Dave Stockton Jr. (born July 31, 1968) is an American professional golfer who played on the PGA Tour and the Nationwide Tour.

Stockton joined the Nationwide Tour in 1993 and won two events in his rookie year, the Nike Connecticut Open and the Nike Hawkeye Open. He went through qualifying school and earned his PGA Tour card for 1994. In his rookie year on the PGA Tour he finished 96th on the money list while recording three top-10 finishes including finishing in a tie for third twice. The following year he recorded his best finish on the PGA Tour when he finished in a tie for second at the Canon Greater Hartford Open.
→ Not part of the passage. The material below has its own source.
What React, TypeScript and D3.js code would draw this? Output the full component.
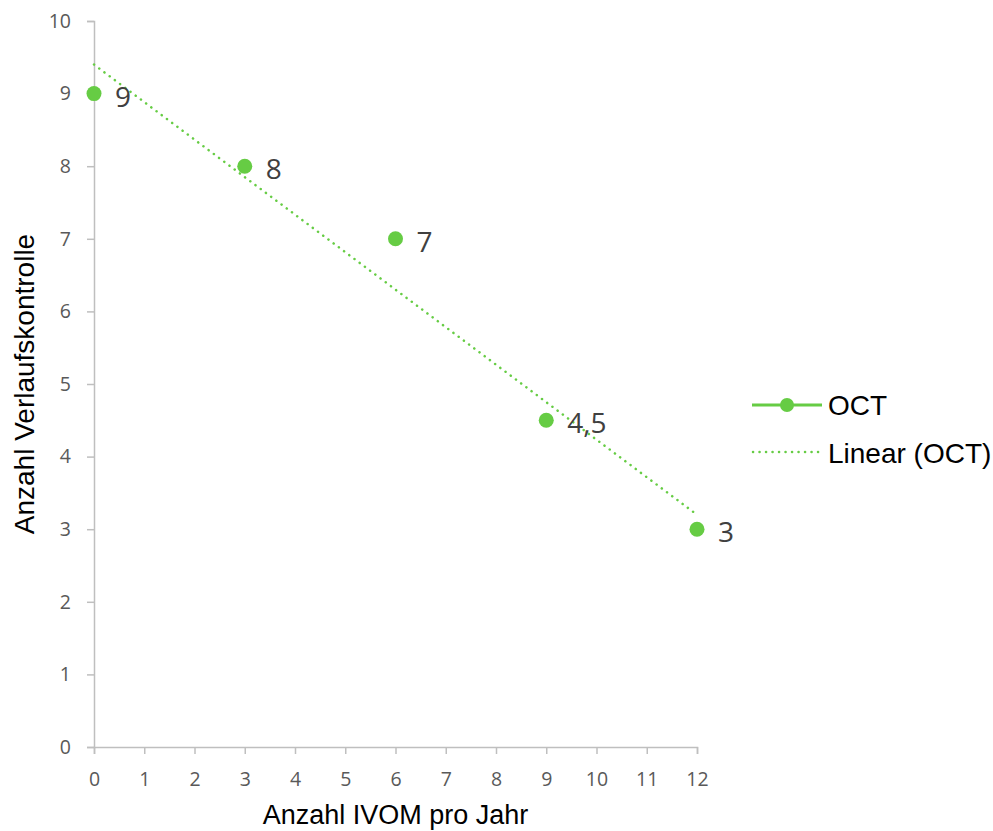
import React, { useEffect, useRef } from 'react';
import * as d3 from 'd3';

const ivom = [0, 3, 6, 9, 12];
const kontrolle = [9, 8, 7, 4.5, 3];
const labels = ['9', '8', '7', '4,5', '3'];
const xTicks = [0, 1, 2, 3, 4, 5, 6, 7, 8, 9, 10, 11, 12];
const yTicks = [0, 1, 2, 3, 4, 5, 6, 7, 8, 9, 10];

const green = '#66cc44';
const arial = '"Liberation Sans", Arial, sans-serif';

const App = () => {
  const ref = useRef<SVGSVGElement>(null);

  useEffect(() => {
    const svg = d3.select(ref.current);
    svg.selectAll('*').remove();

    const x = d3.scaleLinear().domain([0, 12]).range([94, 697]);
    const y = d3.scaleLinear().domain([0, 10]).range([747, 21]);

    // y axis
    const yAxis = svg.append('g').attr('transform', `translate(${x(0)},0)`)
      .call(d3.axisLeft(y).tickValues(yTicks).tickSize(7).tickSizeOuter(7).tickPadding(16));
    // x axis
    const xAxis = svg.append('g').attr('transform', `translate(0,${y(0)})`)
      .call(d3.axisBottom(x).tickValues(xTicks).tickSize(7).tickSizeOuter(7).tickPadding(18));

    [yAxis, xAxis].forEach(a => {
      a.select('.domain').attr('stroke', '#bfbfbf').attr('stroke-width', 1.5);
      a.selectAll('.tick line').attr('stroke', '#bfbfbf').attr('stroke-width', 1.5);
      a.selectAll('.tick text')
        .attr('fill', '#595959')
        .style('font-family', '"Open Sans", sans-serif')
        .style('font-size', '19.5px');
    });

    // linear trend (least squares)
    const mx = d3.mean(ivom)!;
    const my = d3.mean(kontrolle)!;
    const sxy = d3.sum(ivom, (v, i) => (v - mx) * (kontrolle[i] - my));
    const sxx = d3.sum(ivom, v => (v - mx) ** 2);
    const slope = sxy / sxx;
    const icpt = my - slope * mx;
    const [x0, x1] = d3.extent(ivom) as [number, number];

    svg.append('line')
      .attr('x1', x(x0)).attr('y1', y(icpt + slope * x0))
      .attr('x2', x(x1)).attr('y2', y(icpt + slope * x1))
      .attr('stroke', green).attr('stroke-width', 2.5)
      .attr('stroke-linecap', 'round')
      .attr('stroke-dasharray', '0.1 6.4');

    svg.selectAll('.pt')
      .data(ivom)
      .enter()
      .append('circle')
      .attr('class', 'pt')
      .attr('cx', d => x(d))
      .attr('cy', (d, i) => y(kontrolle[i]))
      .attr('r', 7.5)
      .attr('fill', green);

    svg.selectAll('.lbl')
      .data(ivom)
      .enter()
      .append('text')
      .attr('class', 'lbl')
      .attr('x', d => x(d) + 21)
      .attr('y', (d, i) => y(kontrolle[i]) + 13)
      .attr('fill', '#404040')
      .style('font-family', '"Open Sans", sans-serif')
      .style('font-size', '28px')
      .text((d, i) => labels[i]);

    // axis titles
    svg.append('text')
      .attr('x', (x(0) + x(12)) / 2)
      .attr('y', 824)
      .attr('text-anchor', 'middle')
      .style('font-family', arial)
      .style('font-size', '27px')
      .text('Anzahl IVOM pro Jahr');

    svg.append('text')
      .attr('transform', `translate(34,${(y(0) + y(10)) / 2}) rotate(-90)`)
      .attr('text-anchor', 'middle')
      .style('font-family', arial)
      .style('font-size', '28px')
      .text('Anzahl Verlaufskontrolle');

    // legend
    const lg = svg.append('g');
    lg.append('line').attr('x1', 752).attr('x2', 822).attr('y1', 405).attr('y2', 405)
      .attr('stroke', green).attr('stroke-width', 3);
    lg.append('circle').attr('cx', 787).attr('cy', 405).attr('r', 7).attr('fill', green);
    lg.append('text').attr('x', 828).attr('y', 415)
      .style('font-family', arial)
      .style('font-size', '28px').text('OCT');
    lg.append('line').attr('x1', 753).attr('x2', 820).attr('y1', 452).attr('y2', 452)
      .attr('stroke', green).attr('stroke-width', 2.5)
      .attr('stroke-linecap', 'round')
      .attr('stroke-dasharray', '0.1 6.4');
    lg.append('text').attr('x', 828).attr('y', 463)
      .style('font-family', arial)
      .style('font-size', '28px').text('Linear (OCT)');
  }, []);

  return (
    <svg ref={ref} width={993} height={831}
      style={{ position: 'absolute', left: 0, top: 0, background: '#fff' }} />
  );
};

export default App;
He finished 124th on the money list, just good enough to retain his card. In 1996 he finished 120th on the money list while recording two top-10 finishes. 1997 was his first down year on Tour, he finished 146th on the money list, only good enough to retain part-time status on Tour. In 1998 he finished 132nd on the money list but got his Tour card for the following year by going through qualifying school for the second time. In 1999 he struggled to finish in the top 125 again and earned his Tour card through qualifying school for the third time. He finished 140th on the money list in 2000 so he was only able to play part-time in 2001. He returned to the Nationwide Tour in 2002 and then earned his Tour card for 2003 through qualifying school for the fourth time. He didn't have a good year on Tour and returned to the Nationwide Tour in 2004, his final year on Tour.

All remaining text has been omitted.